** START SOURCE MATERIAL **
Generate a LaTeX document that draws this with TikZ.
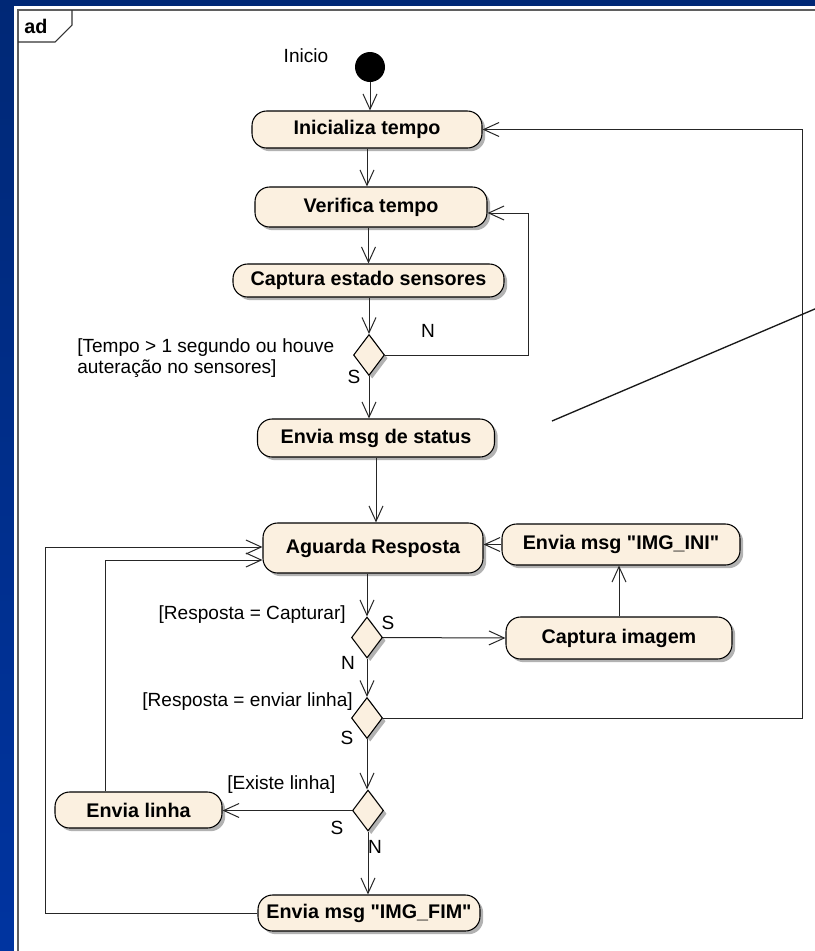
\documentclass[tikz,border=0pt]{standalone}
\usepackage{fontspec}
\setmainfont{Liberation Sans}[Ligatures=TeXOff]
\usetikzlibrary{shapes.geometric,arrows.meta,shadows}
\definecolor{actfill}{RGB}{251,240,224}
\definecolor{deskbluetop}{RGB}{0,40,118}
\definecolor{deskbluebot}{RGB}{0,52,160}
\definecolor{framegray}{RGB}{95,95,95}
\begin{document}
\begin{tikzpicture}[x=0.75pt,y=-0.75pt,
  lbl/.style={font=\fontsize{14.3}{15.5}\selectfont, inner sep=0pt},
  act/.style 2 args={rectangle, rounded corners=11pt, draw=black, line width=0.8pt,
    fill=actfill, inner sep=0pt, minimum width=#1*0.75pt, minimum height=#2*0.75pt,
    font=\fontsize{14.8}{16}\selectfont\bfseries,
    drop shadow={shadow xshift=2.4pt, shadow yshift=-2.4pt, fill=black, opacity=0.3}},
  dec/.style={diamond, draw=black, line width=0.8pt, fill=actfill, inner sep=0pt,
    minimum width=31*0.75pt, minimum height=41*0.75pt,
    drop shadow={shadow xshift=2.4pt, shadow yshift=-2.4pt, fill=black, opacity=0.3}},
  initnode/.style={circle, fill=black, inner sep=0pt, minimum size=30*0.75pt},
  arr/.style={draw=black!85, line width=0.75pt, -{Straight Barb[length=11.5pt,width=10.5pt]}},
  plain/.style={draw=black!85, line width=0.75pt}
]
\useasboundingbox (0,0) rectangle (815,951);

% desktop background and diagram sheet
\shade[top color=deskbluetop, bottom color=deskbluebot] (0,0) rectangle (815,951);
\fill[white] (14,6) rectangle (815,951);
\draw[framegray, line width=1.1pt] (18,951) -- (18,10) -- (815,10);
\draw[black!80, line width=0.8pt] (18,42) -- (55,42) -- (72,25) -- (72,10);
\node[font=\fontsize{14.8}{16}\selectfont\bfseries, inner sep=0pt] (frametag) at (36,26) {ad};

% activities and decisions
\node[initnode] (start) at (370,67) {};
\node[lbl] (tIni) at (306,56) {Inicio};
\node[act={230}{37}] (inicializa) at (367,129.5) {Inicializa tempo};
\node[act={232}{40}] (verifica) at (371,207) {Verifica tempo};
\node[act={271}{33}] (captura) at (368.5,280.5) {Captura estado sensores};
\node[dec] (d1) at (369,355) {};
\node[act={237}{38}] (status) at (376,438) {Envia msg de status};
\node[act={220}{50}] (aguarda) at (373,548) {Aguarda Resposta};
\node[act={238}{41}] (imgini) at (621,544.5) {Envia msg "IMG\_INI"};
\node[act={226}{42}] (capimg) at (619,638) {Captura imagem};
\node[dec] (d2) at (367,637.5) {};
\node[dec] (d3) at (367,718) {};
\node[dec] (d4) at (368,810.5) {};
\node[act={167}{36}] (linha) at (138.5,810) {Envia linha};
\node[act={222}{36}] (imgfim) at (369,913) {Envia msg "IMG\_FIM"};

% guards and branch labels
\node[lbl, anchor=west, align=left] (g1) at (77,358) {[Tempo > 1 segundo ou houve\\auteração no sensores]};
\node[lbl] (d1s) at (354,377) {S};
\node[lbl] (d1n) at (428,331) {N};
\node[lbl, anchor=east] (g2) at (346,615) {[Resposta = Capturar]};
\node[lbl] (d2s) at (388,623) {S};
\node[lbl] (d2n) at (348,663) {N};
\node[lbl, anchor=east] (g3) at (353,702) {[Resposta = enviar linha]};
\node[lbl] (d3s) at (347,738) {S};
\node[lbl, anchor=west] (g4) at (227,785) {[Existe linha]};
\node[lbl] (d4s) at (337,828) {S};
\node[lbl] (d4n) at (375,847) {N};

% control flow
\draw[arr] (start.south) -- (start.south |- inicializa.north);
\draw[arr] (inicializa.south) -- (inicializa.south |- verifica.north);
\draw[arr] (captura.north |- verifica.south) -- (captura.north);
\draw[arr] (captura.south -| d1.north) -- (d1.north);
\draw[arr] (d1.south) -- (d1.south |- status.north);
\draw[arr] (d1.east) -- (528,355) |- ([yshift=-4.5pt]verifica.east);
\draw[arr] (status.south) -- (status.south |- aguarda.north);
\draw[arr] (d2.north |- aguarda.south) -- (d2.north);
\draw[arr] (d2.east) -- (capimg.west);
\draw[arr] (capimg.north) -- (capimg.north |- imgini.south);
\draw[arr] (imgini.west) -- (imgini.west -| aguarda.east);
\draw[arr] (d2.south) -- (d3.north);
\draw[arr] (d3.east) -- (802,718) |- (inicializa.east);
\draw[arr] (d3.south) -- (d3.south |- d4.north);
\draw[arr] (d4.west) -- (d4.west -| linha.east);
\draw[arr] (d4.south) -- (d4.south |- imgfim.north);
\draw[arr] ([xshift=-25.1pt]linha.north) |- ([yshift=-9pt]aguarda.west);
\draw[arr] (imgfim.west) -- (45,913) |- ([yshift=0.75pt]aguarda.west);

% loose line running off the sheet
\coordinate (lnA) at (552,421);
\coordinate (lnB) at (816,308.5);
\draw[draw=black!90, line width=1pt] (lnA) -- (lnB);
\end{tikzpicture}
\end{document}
** END SOURCE MATERIAL **
_WHAT IS BEING ASKED_
Restate exactly, please, only the lines between the start of the data and the line containing "inner sep=0pt] (frametag)", both ends included, skipping the pictures.

_RESULT BELOW_
Generate a LaTeX document that draws this with TikZ.
\documentclass[tikz,border=0pt]{standalone}
\usepackage{fontspec}
\setmainfont{Liberation Sans}[Ligatures=TeXOff]
\usetikzlibrary{shapes.geometric,arrows.meta,shadows}
\definecolor{actfill}{RGB}{251,240,224}
\definecolor{deskbluetop}{RGB}{0,40,118}
\definecolor{deskbluebot}{RGB}{0,52,160}
\definecolor{framegray}{RGB}{95,95,95}
\begin{document}
\begin{tikzpicture}[x=0.75pt,y=-0.75pt,
  lbl/.style={font=\fontsize{14.3}{15.5}\selectfont, inner sep=0pt},
  act/.style 2 args={rectangle, rounded corners=11pt, draw=black, line width=0.8pt,
    fill=actfill, inner sep=0pt, minimum width=#1*0.75pt, minimum height=#2*0.75pt,
    font=\fontsize{14.8}{16}\selectfont\bfseries,
    drop shadow={shadow xshift=2.4pt, shadow yshift=-2.4pt, fill=black, opacity=0.3}},
  dec/.style={diamond, draw=black, line width=0.8pt, fill=actfill, inner sep=0pt,
    minimum width=31*0.75pt, minimum height=41*0.75pt,
    drop shadow={shadow xshift=2.4pt, shadow yshift=-2.4pt, fill=black, opacity=0.3}},
  initnode/.style={circle, fill=black, inner sep=0pt, minimum size=30*0.75pt},
  arr/.style={draw=black!85, line width=0.75pt, -{Straight Barb[length=11.5pt,width=10.5pt]}},
  plain/.style={draw=black!85, line width=0.75pt}
]
\useasboundingbox (0,0) rectangle (815,951);

% desktop background and diagram sheet
\shade[top color=deskbluetop, bottom color=deskbluebot] (0,0) rectangle (815,951);
\fill[white] (14,6) rectangle (815,951);
\draw[framegray, line width=1.1pt] (18,951) -- (18,10) -- (815,10);
\draw[black!80, line width=0.8pt] (18,42) -- (55,42) -- (72,25) -- (72,10);
\node[font=\fontsize{14.8}{16}\selectfont\bfseries, inner sep=0pt] (frametag) at (36,26) {ad};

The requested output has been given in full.